Some reflections in conclusion. We can only understand who Jesus is through God's revelation. The second reflection is that, here Jesus is preparing the way for the formation of the Church community. This is the first time that the concept of the Church is very specifically articulated and the word is used. There is going to be a living community of faith. My interpretation of this passage will suggest to you that this passage is not primarily about techniques of spiritual warfare or prayer. It's primarily about the foundation of the Church, the preaching of the Gospel and the opening up of the opportunity of people to believe the Gospel and explaining what the foundation of the Church is, which is understanding the identity of Jesus.
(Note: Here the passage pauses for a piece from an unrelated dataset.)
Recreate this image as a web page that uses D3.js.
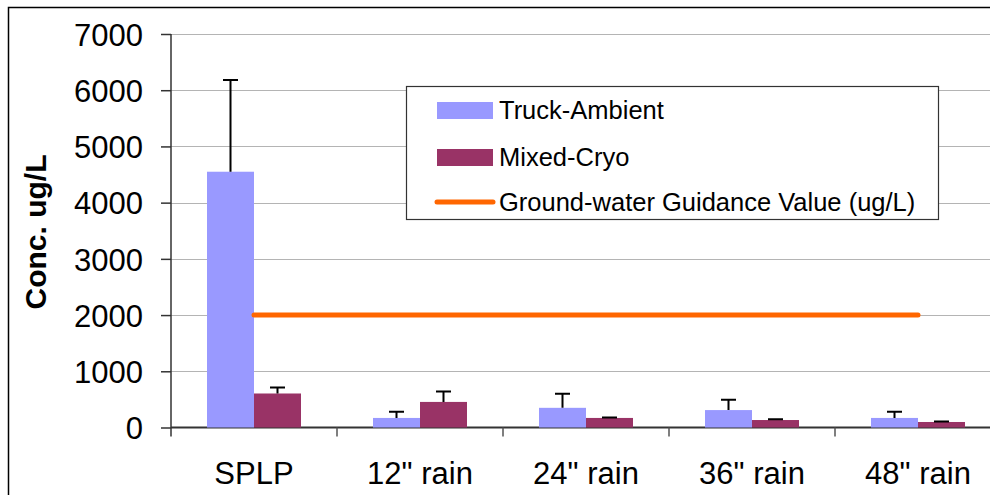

It's not talking about Peter being that bedrock, being infallible, being the foundation of the Church or the first Pope. It says that he is the leader of the Apostles in the first generation. Peter's declaration here opens up the way for the Apostles to all wholeheartedly identify who Jesus is, unambiguously, and begin to see what their mission is going to be in the days to come. This event is a precursor to another very dramatic event, which happens on a nearby mountainside, when Jesus takes Peter, James and John on a further retreat and they have a remarkable experience of God's power and glory which opens up the way for the next stage of Jesus' ministry. That's called the Transfiguration. Thanks for joining us.